Ongoing studies of neurological diseases being conducted on the Pacific island of Guam might have yielded information that could represent the next step towards a cure for Alzheimer’s, Parkinson’s, and any number of brain-degenerating diseases.

Dr. Paul Alan Cox is an ethnobotanist working with neurologists doing research on certain populations in Guam suffering from neurodegenerative diseases similar to Alzheimer’s. Cox was interested in why only one group of people in Guam, the Chamorro villagers, suffered from this disease while the island’s various other populations remained unaffected.

Researchers discovered that a staple of the Chamorro diet, cycad seeds used to make flour tortillas, contained the neurotoxin BMAA. Found in harmful blue-green algae blooms, the BMAA neurotoxin may have potential find its way into the human food chain through fish and shellfish which eat this algae when its present.

In a test which examined the brains of vervet monkeys who were given fruit dosed with BMAA, neurofibrillary tangles and amyloid deposits, hallmarks of neurodegenerative diseases, were found.

“When the neuropathology images started coming up, some of the neurologists started weeping. I couldn’t speak,” Cox said. “We knew that nobody has ever successfully produced [brain tangles and amyloid deposits] in an animal model.”
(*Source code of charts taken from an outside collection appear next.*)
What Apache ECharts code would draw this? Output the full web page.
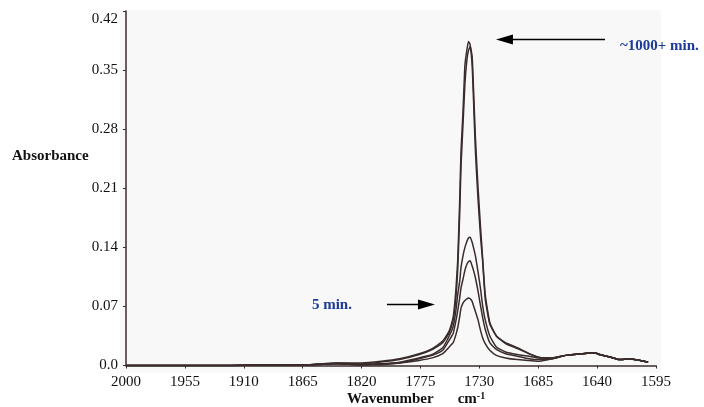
<!DOCTYPE html>
<html>
<head>
<meta charset="utf-8">
<script src="https://cdn.jsdelivr.net/npm/echarts@6/dist/echarts.min.js"></script>
<style>
  html, body { margin: 0; padding: 0; background: #ffffff; }
  #chart { width: 704px; height: 407px; }
</style>
</head>
<body>
<div id="chart"></div>
<script>
// Wavenumber grid (cm-1) shared by all spectra
const wavenumbers = [2000, 1960, 1920, 1881, 1860, 1839, 1820, 1805, 1791, 1776, 1766, 1758, 1753, 1750, 1748, 1746.5, 1745, 1744, 1742.5, 1741, 1739.5, 1738.3, 1737, 1735.5, 1734.5, 1733, 1731, 1729, 1727.5, 1725.5, 1722, 1717, 1710, 1701, 1692, 1684, 1674, 1664, 1651, 1642, 1638, 1630, 1623, 1615, 1607, 1601];

// Absorbance spectra, latest (~1000+ min) to earliest (5 min)
const spectrumLatest = [0, 0, 0, 0.001, 0.001, 0.003, 0.003, 0.005, 0.008, 0.014, 0.020, 0.029, 0.041, 0.057, 0.088, 0.125, 0.196, 0.254, 0.300, 0.356, 0.374, 0.384, 0.380, 0.356, 0.317, 0.254, 0.197, 0.151, 0.124, 0.079, 0.049, 0.035, 0.027, 0.021, 0.014, 0.0095, 0.009, 0.012, 0.014, 0.015, 0.013, 0.010, 0.007, 0.008, 0.006, 0.004];
const spectrumLate = [0, 0, 0, 0.001, 0.001, 0.003, 0.002, 0.004, 0.007, 0.013, 0.019, 0.027, 0.039, 0.054, 0.079, 0.114, 0.180, 0.236, 0.285, 0.334, 0.362, 0.373, 0.378, 0.366, 0.330, 0.270, 0.211, 0.162, 0.128, 0.084, 0.051, 0.035, 0.026, 0.020, 0.014, 0.0095, 0.009, 0.012, 0.014, 0.015, 0.013, 0.010, 0.007, 0.008, 0.006, 0.004];
const spectrumMid = [0, 0, 0, 0.001, 0.001, 0.002, 0.001, 0.002, 0.004, 0.009, 0.013, 0.021, 0.035, 0.046, 0.064, 0.084, 0.100, 0.116, 0.130, 0.140, 0.147, 0.151, 0.152, 0.146, 0.140, 0.130, 0.111, 0.090, 0.071, 0.054, 0.035, 0.022, 0.016, 0.013, 0.011, 0.009, 0.009, 0.012, 0.014, 0.015, 0.013, 0.010, 0.007, 0.008, 0.006, 0.004];
const spectrumEarly = [0, 0, 0, 0.001, 0.001, 0.002, 0.001, 0.002, 0.003, 0.008, 0.012, 0.018, 0.030, 0.038, 0.052, 0.065, 0.080, 0.092, 0.102, 0.113, 0.120, 0.123, 0.124, 0.118, 0.113, 0.104, 0.088, 0.070, 0.057, 0.043, 0.027, 0.019, 0.014, 0.011, 0.008, 0.007, 0.008, 0.012, 0.014, 0.015, 0.013, 0.010, 0.007, 0.008, 0.006, 0.004];
const spectrum5min = [0, 0, 0, 0.001, 0.001, 0.002, 0.001, 0.001, 0.003, 0.006, 0.009, 0.014, 0.022, 0.027, 0.036, 0.045, 0.058, 0.068, 0.074, 0.077, 0.079, 0.080, 0.079, 0.076, 0.071, 0.064, 0.054, 0.041, 0.033, 0.026, 0.018, 0.012, 0.009, 0.007, 0.006, 0.005, 0.008, 0.012, 0.014, 0.015, 0.013, 0.010, 0.007, 0.008, 0.006, 0.004];

// Axis ticks
const xTicks = [2000, 1955, 1910, 1865, 1820, 1775, 1730, 1685, 1640, 1595];
const yTicks = [0, 0.07, 0.14, 0.21, 0.28, 0.35, 0.42];

// Annotation texts
const labelLatest = '~1000+ min.';
const labelFirst = '5 min.';

const serif = 'Liberation Serif, Times New Roman, serif';
const inkColor = '#3a2c2c';
const noteColor = '#1c3a99';

const pairs = ys => wavenumbers.map((w, i) => [w, ys[i]]);

const lineSeries = (ys, extra) => Object.assign({
  type: 'line',
  data: pairs(ys),
  showSymbol: false,
  smooth: 0.15,
  lineStyle: { color: inkColor, width: 1.5 },
  silent: true,
  animation: false
}, extra || {});

const arrowLine = (from, to) => [
  { coord: from, symbol: 'none' },
  { coord: to, symbol: 'triangle', symbolSize: [10, 17] }
];

const yLabel = v => {
  const s = v < 1e-9 ? '0.0' : v.toFixed(2);
  // the top label sits a little below its tick
  return v > yTicks[yTicks.length - 1] - 1e-9 ? '{top|' + s + '}' : s;
};

const chart = echarts.init(document.getElementById('chart'), null, { renderer: 'canvas' });

chart.setOption({
  backgroundColor: '#ffffff',
  animation: false,
  grid: { left: 126, right: 48, top: 11, bottom: 41.5 },
  graphic: {
    elements: [
      {
        type: 'rect', z: -10, silent: true,
        shape: { x: 120, y: 10, width: 541, height: 363 },
        style: { fill: '#f8f8f8' }
      },
      {
        type: 'text', left: 12, top: 149, silent: true,
        style: { text: 'Absorbance', font: 'bold 15px ' + serif, fill: '#111' }
      },
      {
        type: 'text', left: 347, top: 391, silent: true,
        style: {
          text: '{a|Wavenumber}{c|cm}{s|-1}',
          rich: {
            a: { font: 'bold 15px ' + serif, fill: '#111' },
            c: { font: 'bold 15px ' + serif, fill: '#111', padding: [0, 0, 0, 24] },
            s: { font: 'bold 10px ' + serif, fill: '#111', verticalAlign: 'top', padding: [0, 0, 6, 0] }
          }
        }
      }
    ]
  },
  xAxis: {
    type: 'value',
    inverse: true,
    min: 1595,
    max: 2000,
    axisLine: { show: true, lineStyle: { color: inkColor, width: 1.5 } },
    axisTick: { show: true, length: 3, customValues: xTicks, lineStyle: { color: inkColor } },
    axisLabel: {
      customValues: xTicks, margin: 9,
      fontFamily: serif, fontSize: 15, color: '#111',
      formatter: v => String(Math.round(v))
    },
    splitLine: { show: false }
  },
  yAxis: {
    type: 'value',
    min: 0,
    max: 0.42,
    interval: 0.07,
    axisLine: { show: true, lineStyle: { color: inkColor, width: 1.5 } },
    axisTick: { show: true, length: 3, lineStyle: { color: inkColor } },
    axisLabel: {
      margin: 8, fontFamily: serif, fontSize: 15, color: '#111',
      formatter: yLabel,
      rich: { top: { fontFamily: serif, fontSize: 15, color: '#111', padding: [16, 0, 0, 0] } }
    },
    splitLine: { show: false }
  },
  series: [
    lineSeries(spectrum5min, {
      markLine: {
        silent: true, animation: false,
        lineStyle: { color: '#000', width: 1.3, type: 'solid' },
        label: { show: false },
        data: [arrowLine([1800.6, 0.0723], [1770.4, 0.0723])]
      },
      markPoint: {
        silent: true, animation: false,
        symbol: 'circle', symbolSize: 0,
        label: {
          show: true, position: 'right', distance: 0, formatter: '{b}',
          fontFamily: serif, fontWeight: 'bold', fontSize: 15, color: noteColor
        },
        data: [{ name: labelFirst, coord: [1857.9, 0.0714] }]
      }
    }),
    lineSeries(spectrumEarly),
    lineSeries(spectrumMid),
    lineSeries(spectrumLate),
    lineSeries(spectrumLatest, {
      markLine: {
        silent: true, animation: false,
        lineStyle: { color: '#000', width: 1.3, type: 'solid' },
        label: { show: false },
        data: [arrowLine([1634, 0.3863], [1710.8, 0.3863])]
      },
      markPoint: {
        silent: true, animation: false,
        symbol: 'circle', symbolSize: 0,
        label: {
          show: true, position: 'right', distance: 0, formatter: '{b}',
          fontFamily: serif, fontWeight: 'bold', fontSize: 15, color: noteColor
        },
        data: [{ name: labelLatest, coord: [1622.5, 0.378] }]
      }
    })
  ]
});
</script>
</body>
</html>
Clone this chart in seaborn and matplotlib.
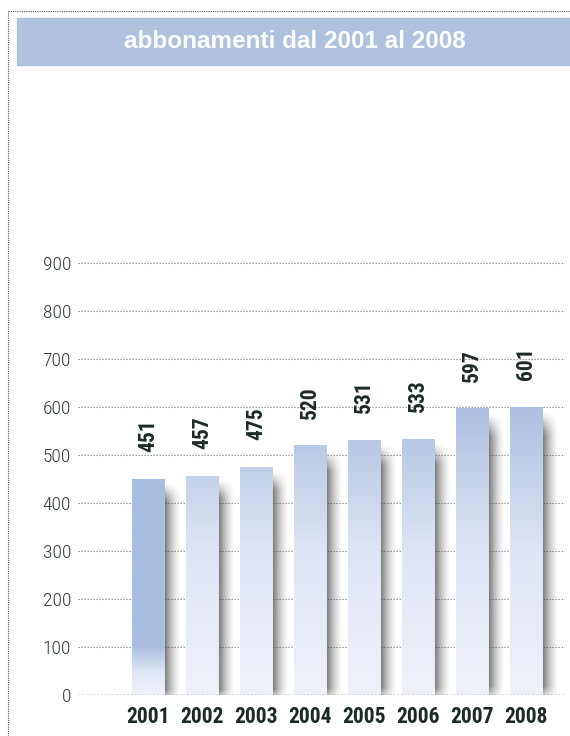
import numpy as np
import pandas as pd
import seaborn as sns
import matplotlib.pyplot as plt
from matplotlib.colors import LinearSegmentedColormap
from matplotlib.lines import Line2D
from matplotlib.patches import Rectangle

# data
anni = ["2001", "2002", "2003", "2004", "2005", "2006", "2007", "2008"]
abbonamenti = [451, 457, 475, 520, 531, 533, 597, 601]
yticks = [0, 100, 200, 300, 400, 500, 600, 700, 800, 900]

df = pd.DataFrame({"anno": anni, "abbonamenti": abbonamenti})

sns.set_style("white")
narrow = ['Liberation Sans Narrow', 'Roboto Condensed', 'DejaVu Sans Condensed', 'DejaVu Sans']
plt.rcParams['font.family'] = narrow

fig = plt.figure(figsize=(5.7, 7.36), dpi=100)
ax = fig.add_axes([78 / 570, 1 - 695 / 736, (565 - 78) / 570, 432 / 736 * (1000 / 900)])

sns.barplot(data=df, x="anno", y="abbonamenti", ax=ax, width=0.6, color="#aabfe0", zorder=3)

bar_cmap = LinearSegmentedColormap.from_list("bar", ["#f0f2fa", "#dde4f3", "#a9bde0"])

# soft shadow texture
nx, ny = 60, 120
sx = np.linspace(0, 1, nx)
sy = np.linspace(0, 1, ny)[:, None]
ax_fall = np.clip(1 - sx, 0, 1) ** 1.5
top_fade = np.clip(sy / 0.08, 0, 1)
bot_fade = np.clip((1 - sy) / 0.05, 0, 1)
shadow = np.zeros((ny, nx, 4))
shadow[..., :3] = 0.28
shadow[..., 3] = 0.92 * ax_fall[None, :] * top_fade * bot_fade

for i, p in enumerate(ax.patches):
    x0, w, h = p.get_x(), p.get_width(), p.get_height()
    ax.imshow(shadow, extent=[x0 + w - 0.05, x0 + w + 0.3, -14, h - 10],
              aspect="auto", zorder=2, interpolation="bilinear", origin="upper")
    if i == 0:
        # first bar stays darker down to near the foot
        ramp = np.clip(np.linspace(4.5, 0, 128), 0, 1).reshape(-1, 1)
    else:
        ramp = np.linspace(h / 620, 0, 128).reshape(-1, 1)
    im = ax.imshow(ramp, extent=[x0, x0 + w, 0, h], aspect="auto", cmap=bar_cmap,
                   vmin=0, vmax=1, zorder=4, interpolation="bilinear")
    im.set_clip_path(p)
    p.set_facecolor("none")
    p.set_edgecolor("none")
    # shadow under the bar foot
    bot = np.zeros((24, 1, 4))
    bot[..., :3] = 0.3
    bot[..., 3] = np.linspace(0.0, 0.55, 24).reshape(-1, 1)
    ax.imshow(bot, extent=[x0 + 0.06, x0 + w + 0.12, -13, 0], aspect="auto", zorder=2,
              interpolation="bilinear")

for i, v in enumerate(abbonamenti):
    ax.text(i, v + 56, str(v), rotation=90, ha="center", va="bottom",
            fontsize=15.5, fontweight="bold", color="#1e2a2a", zorder=5)

ax.set_xlim(-1.3, 7.72)
ax.set_ylim(0, 1000)
ax.set_yticks(yticks)
ax.set_yticklabels([str(t) for t in yticks], fontsize=14, fontweight="light", color="#2e3838")
ax.set_xticks(range(len(anni)))
ax.set_xticklabels(anni, fontsize=15.5, fontweight="bold", color="#1e2a2a")
ax.tick_params(axis="both", length=0, pad=5)
ax.tick_params(axis="x", pad=8)
for t in yticks:
    ax.axhline(t, color="#8a8a8a", lw=0.8, ls=(0, (1.2, 1.5)), zorder=1)
ax.axhline(0, color="#555555", lw=1.0, ls=(0, (1.2, 1.5)), zorder=6)
ax.set_xlabel("")
ax.set_ylabel("")
for s in ax.spines.values():
    s.set_visible(False)

# title band
fig.patches.append(Rectangle((17 / 570, 1 - 65 / 736), 553 / 570, 47 / 736,
                             transform=fig.transFigure, color="#aec2e0", zorder=0))
fig.text(295 / 570, 1 - 42 / 736, "abbonamenti dal 2001 al 2008", ha="center", va="center",
         fontsize=17.5, fontweight="bold", color="white", family=["Liberation Sans", "DejaVu Sans"])

# dotted frame
fig.lines.append(Line2D([8 / 570, 8 / 570], [0, 1 - 11 / 736], transform=fig.transFigure,
                        color="#555555", lw=0.8, ls=(0, (1, 1))))
fig.lines.append(Line2D([8 / 570, 1], [1 - 11 / 736, 1 - 11 / 736], transform=fig.transFigure,
                        color="#555555", lw=0.8, ls=(0, (1, 1))))

fig.savefig("out.png", dpi=100)
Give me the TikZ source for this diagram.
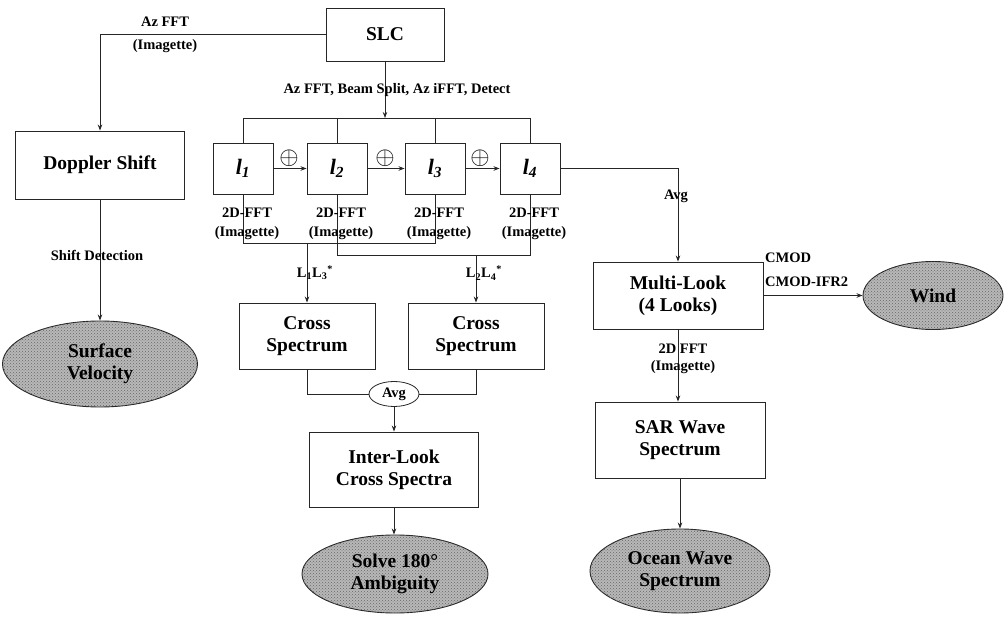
\documentclass[tikz,border=0pt]{standalone}
\usepackage{fontspec}
\setmainfont{Liberation Serif}
\usetikzlibrary{shapes.geometric,arrows.meta,patterns}
\newcommand\boxfont{\fontsize{19.5}{22}\selectfont\bfseries}
\newcommand\lblfont{\fontsize{14.5}{17}\selectfont\bfseries}
\newcommand\lookfont{\fontsize{22}{24}\selectfont\bfseries\itshape}
\tikzset{
  box/.style={draw=black!85, line width=0.9pt, font=\boxfont, align=center, inner sep=0pt},
  lbox/.style={box, font=\lookfont, minimum width=60pt, minimum height=51pt},
  blob/.style={ellipse, draw=black!85, line width=0.9pt, fill=black!28,
    postaction={pattern=crosshatch dots, pattern color=black!60},
    font=\boxfont, align=center, inner sep=0pt},
  lbl/.style={font=\lblfont, inner sep=0pt, align=center},
  conn/.style={line width=0.8pt, draw=black!85},
  arr/.style={conn, -{Stealth[length=6pt,width=4.5pt]}}
}
\begin{document}
\begin{tikzpicture}[x=1pt,y=-1pt]
\useasboundingbox (0,0) rectangle (1005,617);
% nodes
\node[box, minimum width=118pt, minimum height=53pt] (slc) at (385,34.5) {SLC};
\node[box, minimum width=169pt, minimum height=68pt] (dop) at (100,165) {Doppler Shift};
\node[blob, minimum width=195pt, minimum height=86pt] (sv) at (100,364) {Surface\\Velocity};
\node[lbox] (l1) at (243,168.5) {l\textsubscript{1}};
\node[lbox] (l2) at (337,168.5) {l\textsubscript{2}};
\node[lbox] (l3) at (435,168.5) {l\textsubscript{3}};
\node[lbox] (l4) at (530,168.5) {l\textsubscript{4}};
\node[box, minimum width=136pt, minimum height=66pt] (cs1) at (307,336) {Cross\\Spectrum};
\node[box, minimum width=136pt, minimum height=66pt] (cs2) at (476,336) {Cross\\Spectrum};
\node[ellipse, draw=black!85, line width=0.8pt, minimum width=50pt, minimum height=25pt, font=\lblfont, inner sep=0pt] (avg) at (394,394) {Avg};
\node[box, minimum width=169pt, minimum height=75pt] (il) at (394,469.5) {Inter-Look\\Cross Spectra};
\node[blob, minimum width=186pt, minimum height=78pt] (solve) at (395,574) {Solve 180°\\Ambiguity};
\node[box, minimum width=170pt, minimum height=67pt] (ml) at (678,295.5) {Multi-Look\\(4 Looks)};
\node[box, minimum width=170pt, minimum height=76pt] (sar) at (680,440) {SAR Wave\\Spectrum};
\node[blob, minimum width=180pt, minimum height=84pt] (ocean) at (680,571) {Ocean Wave\\Spectrum};
\node[blob, minimum width=140pt, minimum height=68pt] (wind) at (933,295.5) {Wind};
% plus signs
\node[inner sep=0pt] (p1) at (289,158) {\fontsize{23}{23}\selectfont$\oplus$};
\node[inner sep=0pt] (p2) at (385,158) {\fontsize{23}{23}\selectfont$\oplus$};
\node[inner sep=0pt] (p3) at (480,158) {\fontsize{23}{23}\selectfont$\oplus$};
% coordinates
\coordinate (bus) at (385,118);
\coordinate (j1) at (307,243);
\coordinate (j2) at (476,255);
% connectors
\draw[arr] (slc.west) -| (dop.north);
\draw[arr] (dop.south) -- (sv.north);
\draw[arr] (slc.south) -- (bus);
\draw[conn] (l1.north) -- (l1.north |- bus) -- (l4.north |- bus) -- (l4.north);
\draw[conn] (l2.north) -- (l2.north |- bus);
\draw[conn] (l3.north) -- (l3.north |- bus);
\draw[arr] (l1) -- (l2);
\draw[arr] (l2) -- (l3);
\draw[arr] (l3) -- (l4);
\draw[arr] (l4.east) -| (ml.north);
\draw[conn] (l1.south) -- (l1.south |- j1) -- (l3.south |- j1) -- (l3.south);
\draw[arr] (j1) -- (j1 |- cs1.north);
\draw[conn] (l2.south) -- (l2.south |- j2) -- (l4.south |- j2) -- (l4.south);
\draw[arr] (j2) -- (j2 |- cs2.north);
\draw[conn] (cs1.south) |- (avg.west);
\draw[conn] (cs2.south) |- (avg.east);
\draw[arr] (avg.south) -- (il.north);
\draw[arr] (il.south) -- (il.south |- solve.north);
\draw[arr] (ml.south) -- (ml.south |- sar.north);
\draw[arr] (sar.south) -- (ocean.north);
\draw[arr] (ml.east) -- (wind.west);
% labels
\node[lbl] (azfft) at (165,22) {Az FFT};
\node[lbl] (azimg) at (165,46) {(Imagette)};
\node[lbl] (beam) at (397,90) {Az FFT, Beam Split, Az iFFT, Detect};
\node[lbl] (shdet) at (97,255) {Shift Detection};
\node[lbl] (fa1) at (247,213) {2D-FFT};
\node[lbl] (fb1) at (247,233) {(Imagette)};
\node[lbl] (fa2) at (341,213) {2D-FFT};
\node[lbl] (fb2) at (341,233) {(Imagette)};
\node[lbl] (fa3) at (439,213) {2D-FFT};
\node[lbl] (fb3) at (439,233) {(Imagette)};
\node[lbl] (fa4) at (534,213) {2D-FFT};
\node[lbl] (fb4) at (534,233) {(Imagette)};
\node[lbl] (lx1) at (315,273) {L\textsubscript{1}L\textsubscript{3}\textsuperscript{*}};
\node[lbl] (lx2) at (484,273) {L\textsubscript{2}L\textsubscript{4}\textsuperscript{*}};
\node[lbl] (avgl) at (676,196) {Avg};
\node[lbl] (fft2) at (683,349) {2D FFT};
\node[lbl] (img2) at (683,367) {(Imagette)};
\node[lbl, anchor=west] (cmod) at (765,258) {CMOD};
\node[lbl, anchor=west] (cmod2) at (765,282) {CMOD-IFR2};
\end{tikzpicture}
\end{document}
Additionally, a separate set of vervet monkeys were given BMAA along with a supplement of the dietary amino acid L-serine. These monkeys had fewer of these tangles developed in their brains.

Although the results from the test involving the L-serine are promising, Cox said that it is too soon to know if it will work with people.

The big takeaway from the study was the discovery of the cause of the neurodegenerative disease which plagues the Chamorro people: the BMAA. What the research might mean for the study of neurodegenerative diseases at large remains unknown.